Wetenschap - 1 november 2001

Longer breastfeeding could help underfed South African infants

Longer breastfeeding could help underfed South African infants

Some newborn babies in South Africa have alarmingly low levels of iron, vitamin A, iodine and zinc. Worst off are black South Africans, and to a lesser extent coloured babies, and above all those living in towns. These are the conclusions from PhD research carried out by Andr? Oelofse for the South African government, in which he surveyed the nutritional status of risk groups.

"Generally speaking, in the third world children in rural areas are better off than those living in shifting urban settlements," says Oelofse's supervisor Dr Jules Tolboom, paediatrician at the Sint Radboud Hospital in Nijmegen. "In rural areas people still have plots where they can grow vegetables." This could well explain why Oelofse, who works for the Medical Research Council in Cape Town, found no stunted growth in a group of pre-school children in the rural area of KwaZulu Natal. This does not necessarily mean that the food they eat is good. Oelofse found that almost all of the children had a vitamin A deficiency, and about a quarter suffered from anaemia.

In Cape Town, Oelofse examined a group of breastfed infants between 6 and 12 months old. The group as a whole had more nutrient deficiencies than the rural group, which meant that their growth was also stunted. The children of coloured parents were most at risk: 18 percent had stunted growth. The rate was only 8 percent among black South African babies, while surprisingly the food that this group received was of a lower nutritional value. The black children did however show a slower rate of mental development than the coloured children. Oelofse believes that this is primarily due to a zinc deficiency.

Breastfeeding

An important cause of the problem of nutrient deficiencies is that South African mothers are breastfeeding their babies for a shorter amount of time. The advice from the WHO is to only give babies breast milk for the first six months, and until their second year both breast and supplemental feeding. The reality is different however. "Most mothers start their babies on some solids when they are only a few months old," says Dr Joop van Raaij, researcher in the Human Nutrition and Epidemiology group at Wageningen University, and also supervisor of Oelofse. " Usually they are fed some kind of porridge." This usually contains too few micronutrients such as iron, iodine and zinc.

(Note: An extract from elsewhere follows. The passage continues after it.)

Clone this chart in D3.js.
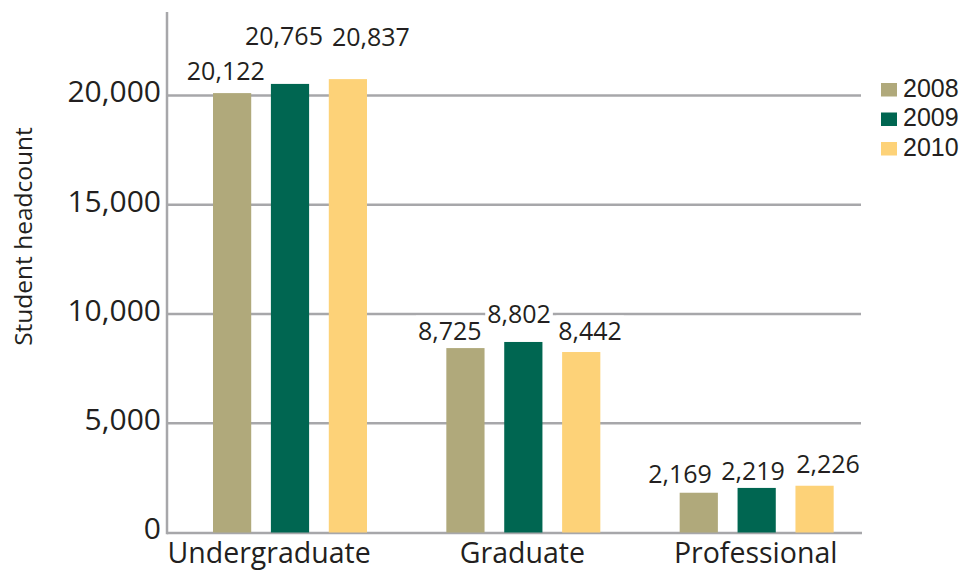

Oelofse has two suggestions to improve the situation: women should be encouraged to breastfeed more and longer, and more should be done to improve the complementary foods for babies, such as supplementing them with micronutrients. Another idea is to use fermented foods. These products are already partly digested by micro-organisms, which means it is easier for babies to absorb the nutrients from them.

Not all bad

Despite the problems encountered, when compared with the situation in neighbouring African countries, the health of South African children is good. Tolboom worked for nine years in Africa: "In the rural areas of Zambia we discovered that about 60 percent of the children had stunted growth," he explains. "But if you compare the results in this PhD with the health of the upper layer of society in South Africa then these data are also pretty grim," Tolboom adds.

Andr? Oelofse will receive his PhD on 6 November for his thesis 'Micronutrient deficiencies in South African infants and the effect of a micronutrient-fortified complementary food on their nutritional status, growth and development'. His promoter is Professor Hautvast, Professor of Nutrition and Health at Wageningen University.